Position the animal on it’s back and make all your cuts first to insure symmetry. For rugs or frontal life-size cuts see sketch 3 and 4.

Cut from 2 inches below the chin straight down through the anus and up the center of the tail for a rug or flat tanned hide. For a life-size, detour your cut around the genitals and anus.

Starting at the pad or hoof, cut toward the center of the animal and straight across. The feet can be detached at the ankle and we will skin them or cut around the pads and lay them open to skin the feet to the base of the claws. Detach the skull at the atlas vertebrae which attaches to the base of the skull. When shipping frozen, leave the feet and skull in. Always remove all meat from the skin and salt the skin side. Drain, after 1 to 2 hours re-salt.
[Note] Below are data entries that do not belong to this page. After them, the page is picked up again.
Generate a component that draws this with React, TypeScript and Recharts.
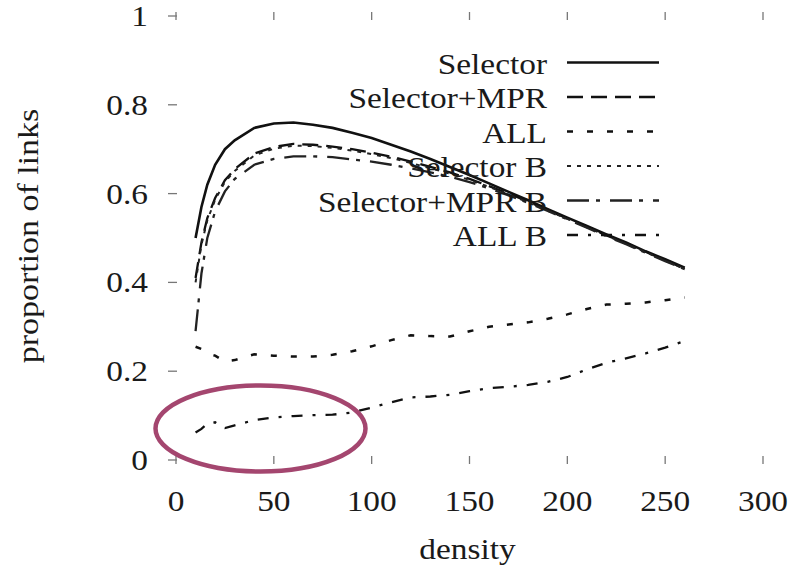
import React from 'react';
import { LineChart, Line, XAxis, YAxis, Legend } from 'recharts';

const density = [10, 13, 16, 20, 25, 30, 40, 50, 60, 70, 80, 90, 100, 110, 120, 130, 140, 150, 160, 170, 180, 190, 200, 210, 220, 230, 240, 250, 260];
const selector = [0.50, 0.57, 0.62, 0.665, 0.70, 0.72, 0.748, 0.758, 0.76, 0.755, 0.748, 0.737, 0.725, 0.71, 0.695, 0.678, 0.66, 0.642, 0.623, 0.604, 0.585, 0.565, 0.546, 0.527, 0.508, 0.49, 0.47, 0.452, 0.433];
const selectorMpr = [0.41, 0.49, 0.545, 0.59, 0.63, 0.655, 0.69, 0.705, 0.712, 0.71, 0.706, 0.70, 0.692, 0.683, 0.672, 0.66, 0.648, 0.633, 0.617, 0.60, 0.582, 0.563, 0.544, 0.525, 0.506, 0.488, 0.469, 0.45, 0.431];
const allLinks = [0.255, 0.25, 0.24, 0.235, 0.222, 0.225, 0.238, 0.235, 0.233, 0.233, 0.237, 0.245, 0.256, 0.27, 0.281, 0.279, 0.278, 0.29, 0.30, 0.305, 0.31, 0.318, 0.328, 0.34, 0.35, 0.352, 0.355, 0.36, 0.366];
const selectorB = [0.40, 0.485, 0.54, 0.586, 0.626, 0.651, 0.686, 0.701, 0.708, 0.707, 0.703, 0.697, 0.689, 0.68, 0.669, 0.657, 0.645, 0.631, 0.615, 0.598, 0.58, 0.561, 0.543, 0.524, 0.505, 0.487, 0.468, 0.449, 0.43];
const selectorMprB = [0.29, 0.42, 0.50, 0.56, 0.605, 0.633, 0.665, 0.678, 0.684, 0.684, 0.682, 0.677, 0.672, 0.665, 0.657, 0.648, 0.638, 0.626, 0.612, 0.596, 0.579, 0.561, 0.542, 0.523, 0.504, 0.486, 0.467, 0.448, 0.43];
const allB = [0.062, 0.07, 0.082, 0.085, 0.072, 0.078, 0.09, 0.096, 0.099, 0.101, 0.102, 0.107, 0.118, 0.13, 0.141, 0.143, 0.147, 0.155, 0.162, 0.165, 0.169, 0.176, 0.187, 0.204, 0.219, 0.229, 0.24, 0.253, 0.268];

const xTicks = [0, 50, 100, 150, 200, 250, 300];
const yTicks = [0, 0.2, 0.4, 0.6, 0.8, 1];
const xTitle = 'density';
const yTitle = 'proportion of links';

const rows = density.map((d, i) => ({
  density: d,
  selector: selector[i],
  selectorMpr: selectorMpr[i],
  allLinks: allLinks[i],
  selectorB: selectorB[i],
  selectorMprB: selectorMprB[i],
  allB: allB[i],
}));

const series = [
  { key: 'selector', name: 'Selector', dash: undefined as string | undefined, width: 2.6, color: '#111' },
  { key: 'selectorMpr', name: 'Selector+MPR', dash: '16 8', width: 2.3, color: '#111' },
  { key: 'allLinks', name: 'ALL', dash: '6 14', width: 2.5, color: '#111' },
  { key: 'selectorB', name: 'Selector B', dash: '4 6', width: 2, color: '#222' },
  { key: 'selectorMprB', name: 'Selector+MPR B', dash: '22 7 4 10', width: 2.3, color: '#222' },
  { key: 'allB', name: 'ALL B', dash: '11 10 3 10', width: 2.3, color: '#111' },
];

const TXT: React.CSSProperties = { fontFamily: 'Liberation Serif', fontSize: 29 };
const SX = 1.15;
const TICK = '#777';
const INK = '#1a1a1a';

const fmtY = (v: number) => (v === 0 ? '0' : v === 1 ? '1' : String(v));

const BottomTick = (p: any) => (
  <g>
    <line x1={p.x} x2={p.x} y1={p.y - 4} y2={p.y + 4} stroke={TICK} strokeWidth={1.3} />
    <text transform={`translate(${p.x},${p.y + 51}) scale(${SX},1)`} textAnchor="middle" style={TXT} fill={INK}>
      {p.payload.value}
    </text>
  </g>
);
const TopTick = (p: any) => (
  <line x1={p.x} x2={p.x} y1={p.y - 4} y2={p.y + 4} stroke={TICK} strokeWidth={1.3} />
);
const LeftTick = (p: any) => (
  <g>
    <line x1={p.x - 8} x2={p.x + 1} y1={p.y} y2={p.y} stroke={TICK} strokeWidth={1.3} />
    <text transform={`translate(${p.x - 28},${p.y + 10}) scale(${SX},1)`} textAnchor="end" style={TXT} fill={INK}>
      {fmtY(p.payload.value)}
    </text>
  </g>
);
const RightTick = (p: any) => (
  <line x1={p.x - 2} x2={p.x + 7} y1={p.y} y2={p.y} stroke={TICK} strokeWidth={1.3} />
);

const XTitle = (p: any) => {
  const vb = p.viewBox || { x: 176, y: 460, width: 587, height: 107 };
  return (
    <text transform={`translate(${vb.x + vb.width / 2 - 2},${vb.y + 99}) scale(${SX},1)`} textAnchor="middle" style={TXT} fill={INK}>
      {xTitle}
    </text>
  );
};
const YTitle = (p: any) => {
  const vb = p.viewBox || { x: 0, y: 16, width: 176, height: 444 };
  return (
    <text transform={`translate(${vb.x + 38},${vb.y + vb.height / 2 - 2}) rotate(-90) scale(1.17,1)`} textAnchor="middle" style={TXT} fill={INK}>
      {yTitle}
    </text>
  );
};

const LegendContent = () => (
  <svg width={792} height={260} style={{ display: 'block' }}>
    {series.map((s, i) => {
      const y = 62.5 + i * 34.5;
      return (
        <g key={s.key}>
          <text transform={`translate(547,${y + 11}) scale(${SX},1)`} textAnchor="end" style={TXT} fill={INK}>
            {s.name}
          </text>
          <line x1={567} x2={659} y1={y} y2={y} stroke={s.color} strokeWidth={s.width} strokeDasharray={s.dash} />
        </g>
      );
    })}
  </svg>
);

export default function App() {
  return (
    <div style={{ position: 'relative', width: 792, height: 567, background: '#fff' }}>
      <style>{'body{margin:0;background:#fff}'}</style>
      <LineChart width={792} height={567} data={rows} margin={{ top: 0, right: 0, bottom: 0, left: 0 }}>
        <XAxis dataKey="density" type="number" domain={[0, 300]} ticks={xTicks} interval={0}
          axisLine={false} tickLine={false} tickSize={0} tickMargin={0} height={107}
          tick={BottomTick} label={{ content: XTitle } as any} />
        <XAxis xAxisId="top" orientation="top" dataKey="density" type="number" domain={[0, 300]} ticks={xTicks} interval={0}
          axisLine={false} tickLine={false} tickSize={0} tickMargin={0} height={16} tick={TopTick} />
        <YAxis type="number" domain={[0, 1]} ticks={yTicks} interval={0}
          axisLine={false} tickLine={false} tickSize={0} tickMargin={0} width={176}
          tick={LeftTick} label={{ content: YTitle } as any} />
        <YAxis yAxisId="right" orientation="right" type="number" domain={[0, 1]} ticks={yTicks} interval={0}
          axisLine={false} tickLine={false} tickSize={0} tickMargin={0} width={29} tick={RightTick} />
        <Legend content={LegendContent} layout="horizontal" verticalAlign="middle" align="center"
          wrapperStyle={{ position: 'absolute', left: 0, top: 0, width: 792, height: 260, margin: 0, pointerEvents: 'none' }} />
        {series.map((s) => (
          <Line key={s.key} dataKey={s.key} name={s.name} type="linear" stroke={s.color}
            strokeWidth={s.width} strokeDasharray={s.dash} dot={false} activeDot={false}
            isAnimationActive={false} />
        ))}
      </LineChart>
      <svg width={792} height={567} style={{ position: 'absolute', left: 0, top: 0, pointerEvents: 'none' }}>
        <ellipse cx={260.5} cy={428.5} rx={105} ry={43} fill="none" stroke="#a4466f" strokeWidth={4.5} />
      </svg>
    </div>
  );
}
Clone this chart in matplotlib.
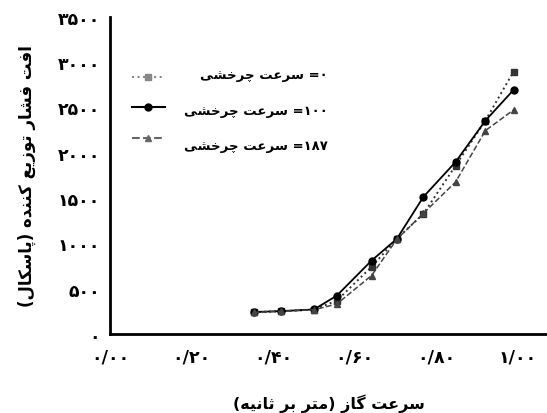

In extremely warm weather, skin the head out per caping instructions (see optional G, H & I) and skin feet and salt all skin areas. Regardless of whether you salt the cape or hide or not, always freeze before shipping. See shipping instructions.


OPTIONAL LIFE SIZE CUT SKETCH 4
                      

On lifesize animals a back or dorsal cut can be advantageous so that the stitches don't show in short hair areas. (ie belly & armpit)

Tube the front legs but split from the elbow to the pad. Cut around the pads splitting the hairline.

On antlered or horned animals do a "Y" cut.